In all honesty, the training itself went well. The real challenge was not the delivery, the learners, or the standard of instruction — it was the sheer volume of paperwork required by the AO, along with having to video just about everything.
Why the paperwork cannot be streamlined so excellent trainers can focus on what the course is really about is anyone’s guess.
What I’d give to go back to the days when Close Protection qualifications were certified by Edexcel, City & Guilds, or Buckinghamshire New University.
Before 2010, UK Close Protection training had a very different feel.

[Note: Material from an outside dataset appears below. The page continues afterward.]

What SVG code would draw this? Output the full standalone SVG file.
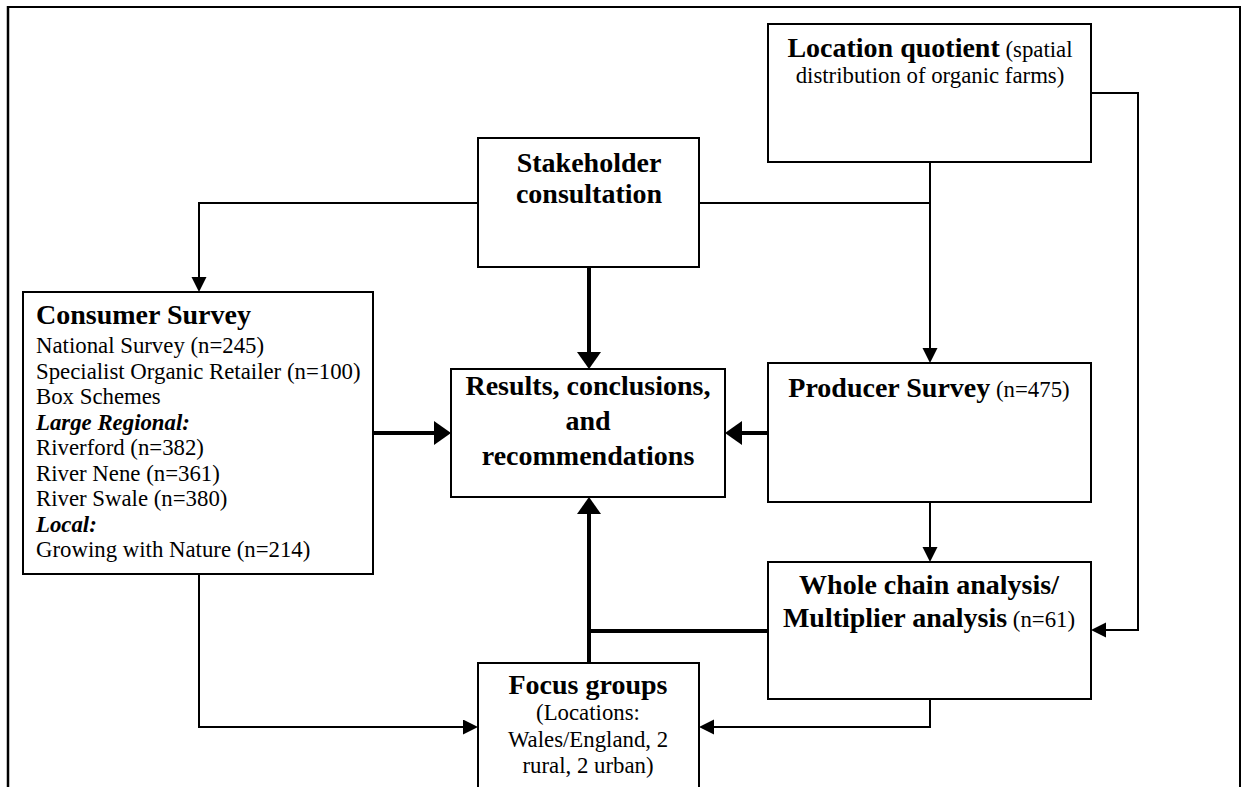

It was still professional, structured, and standards-driven, but many will remember it as being far more practical, more instructor-led, and focused on developing capable operators rather than satisfying endless audit trails.
The big shift came in the mid-2000s as the SIA licensing regime became established. Before then, much depended on the credibility of the training provider, the background and experience of the instructors, and whether the course was recognised by respected awarding bodies.
For Close Protection, those old names still carry weight.
The fundamentals were drilled properly: foot formations, embus and debus, route planning, advance work, venue recces, threat and risk assessments, communication, residential security, client etiquette, team roles, convoy procedures, incident response, and command and control under pressure.
The better courses did not just teach people to pass assessment criteria. They taught students to think, act, and operate as part of a professional protection team.
That is probably what many old-school instructors miss most. The focus was on judgement, discipline, standards, mindset, and operational capability. Yes, paperwork existed, but it never felt like the course was built around it.
The modern system has brought standardisation and regulation, and there is value in that. But many would argue it has also brought far more box-ticking, evidence gathering, and restrictions on instructors who simply want to focus on what Close Protection training should really be about: producing capable, confident, and professional operators.
Rant over — for those of you concerned about my mental health, I’m fine… just about!